Chocolate Caramel & Pecan Cups

These are little bites of heaven. Caramel, chocolate and pecans – that’s all I need to say!

Serves 10 cups

Cooks in 30 Minutes


  • 4 tbsp. Coconut flour
  • 2 tbsp. Cacao powder
  • 1 tbsp. Coconut oil
  • 1 tbsp. maple syrup
  • pinch Sea salt



  • 5 tbsp. Cashew butter (smooth)
  • 3 tbsp. Maple syrup
  • 3 tbsp. Coconut oil – melted
  • 10 pecans toasted lightly (instructions below)
  • 60g dark/ vegan chocolate for melted for a garnish


  1. Prepare a bun tin with a little oil (coconut oil or oil of preference)
  2. Start by making your pastry cups. In a medium sized mixing bowl combine the coconut flour, cacao powder and stir.
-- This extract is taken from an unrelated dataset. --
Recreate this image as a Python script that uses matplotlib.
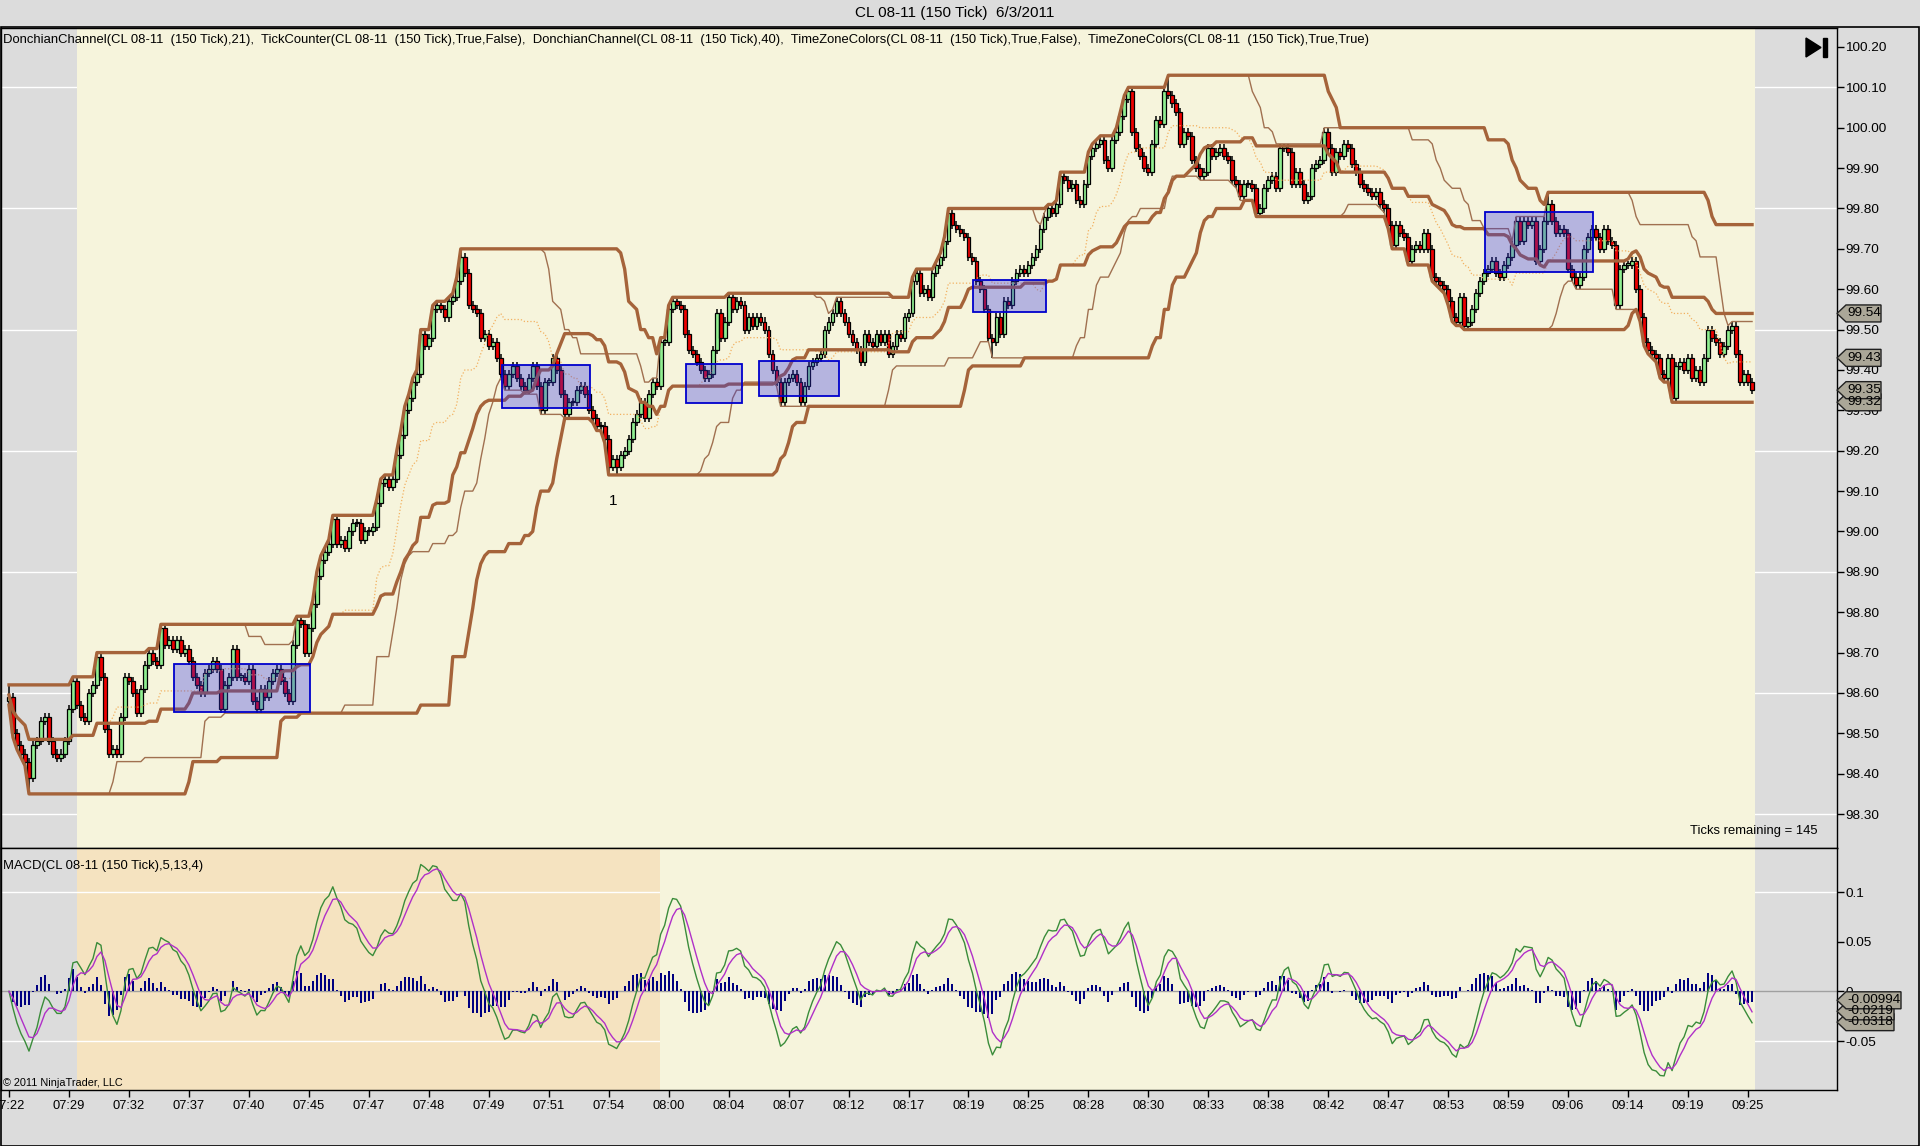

Add in the maple and coconut oil and sea salt, using your hands combine the ingredients into a dough.
  3. Divide into 10 balls.
  4. Take each ball and press down into a cup mould and using your fingers press to create a smooth even cup- repeat for all ten cups.
  5. Bake in the oven for 10 minutes.
  6. Leave to one side to cool fully before gently lifting them out (I use a tooth pick skewer here to create a little gap so they fall out easily).
  7. While the cups are, cooling combine the cashew, coconut oil and maple.
  8. For toasting the pecans- spread evenly on a flat tray and toast in the preheated oven for 12 -15 minutes tossing half way through, or simple place on a dry (no oil) hot skillet and toast for 2-3 minutes tossing to ensure even colouring.
  9. Once the cups are cool, spoon 1 tbsp. of filling into each (they’re will be a small portion of filling left and divvy that each among the cups!
  10. Top with the toasted pecan and a drizzle of dark chocolate.